Hi Grame
Graeme Russ graeme.russ@gmail.com wrote on 2012/04/02 09:17:44:
Hi Joakim, On Apr 2, 2012 4:55 PM, "Joakim Tjernlund" joakim.tjernlund@transmode.se wrote:
Hi Marek,
On Mon, Apr 2, 2012 at 1:36 PM, Marek Vasut marek.vasut@gmail.com wrote:
Dear Mike Frysinger,
On Sunday 01 April 2012 20:25:44 Graeme Russ wrote:
b) The code calling malloc(0) is making a perfectly legitimate assumption
based on how glibc handles malloc(0)
not really. POSIX says malloc(0) is implementation defined (so it may return a unique address, or it may return NULL). no userspace code assuming malloc(0) will return non-NULL is correct.
Which is your implementation-defined ;-) But I have to agree with this one. So my vote is for returning NULL.
Also, no userspace code assuming malloc(0) will return NULL is correct
Point being, no matter which implementation is chosen, it is up to the caller to not assume that the choice that was made was, in fact, the choice that was made.
I.e. the behaviour of malloc(0) should be able to be changed on a whim with no side-effects
So I think I should change my vote to returning NULL for one reason and one reason only - It is faster during run-time
Then u-boot will be incompatible with both glibc and the linux kernel, it seems
Forget aboug other implementations... What matters is that the fact that the behaviour is undefined and it is up to the caller to take that into account
Well, u-boot borrows code from both kernel and user space so it would make sense if malloc(0) behaved the same. Especially for kernel code which tend to depend on the kernels impl.(just look at Scotts example)
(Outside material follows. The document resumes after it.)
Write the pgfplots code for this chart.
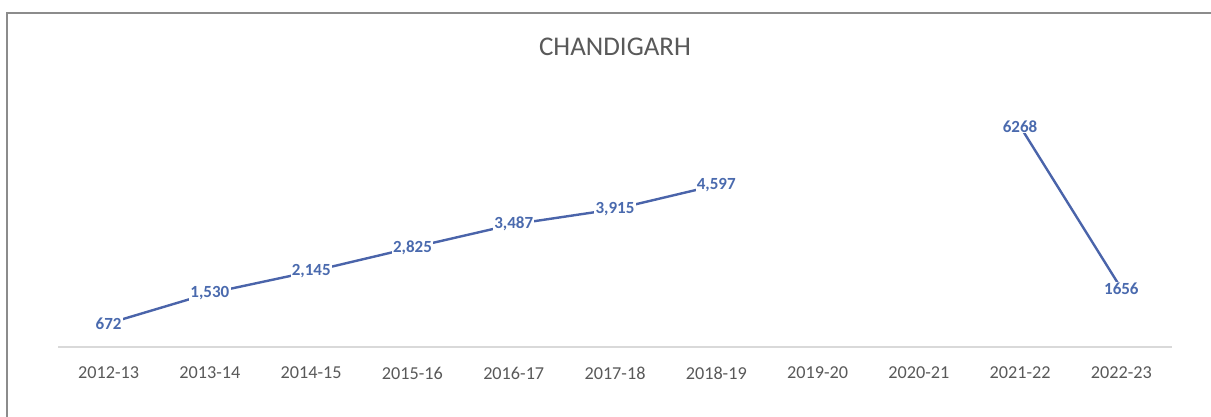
\documentclass[border=0pt]{standalone}
\usepackage{fontspec}
\setmainfont{Carlito}
\usepackage{pgfplots}
\pgfplotsset{compat=1.18}
\usepackage{pgfplotstable}
\definecolor{lineblue}{HTML}{4A64AA}
\definecolor{lblblue}{HTML}{4A6AAE}
\definecolor{txtgray}{HTML}{595959}
\definecolor{axgray}{HTML}{D9D9D9}
\definecolor{framegray}{HTML}{8C8C8C}

\pgfplotstableread{
x y lbl
0 672 672
1 1530 {1,530}
2 2145 {2,145}
3 2825 {2,825}
4 3487 {3,487}
5 3915 {3,915}
6 4597 {4,597}
7 nan x
8 nan x
9 6268 6268
10 1656 1656
}\datatable

\begin{document}
\begin{tikzpicture}
\useasboundingbox (0,0) rectangle (605.5pt,208.5pt);
\fill[white] (0,0) rectangle (605.5pt,208.5pt);
\draw[framegray, line width=0.8pt] (3.5pt,0) -- (3.5pt,202pt) -- (605.5pt,202pt);
\node[text=txtgray, font=\fontsize{13.5}{16}\selectfont] at (307.5pt,185pt) {CHANDIGARH};
\begin{axis}[
  at={(29pt,35pt)}, anchor=south west,
  scale only axis, width=557pt, height=136pt,
  xmin=-0.5, xmax=10.5, ymin=0, ymax=7727,
  axis x line*=bottom, axis y line=none,
  axis line style={axgray, line width=1pt},
  xtick={0,...,10},
  xticklabels={2012-13,2013-14,2014-15,2015-16,2016-17,2017-18,2018-19,2019-20,2020-21,2021-22,2022-23},
  major tick length=0pt,
  ytick=\empty,
  xticklabel style={text=txtgray, font=\fontsize{9.1}{11}\selectfont, yshift=-6.5pt},
  unbounded coords=jump,
  clip=false,
]
\addplot[lineblue, line width=1.2pt, no markers,
  nodes near coords, point meta=explicit symbolic,
  every node near coord/.append style={anchor=center, font=\bfseries\fontsize{8.5}{10}\selectfont, text=lblblue, fill=white, inner sep=0.6pt}]
  table[x=x, y=y, meta=lbl] {\datatable};
\end{axis}
\end{tikzpicture}
\end{document}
to me that any modern impl. of malloc(0) will return a non NULL ptr.
It does need to be slower, just return ~0 instead, the kernel does something similar: if (!size) return ZERO_SIZE_PTR;
That could work, but technically I don't think it complies as it is not a pointer to allocated memory...
It doesn't not have to be allocated memory, just a ptr != NULL which you can do free() on.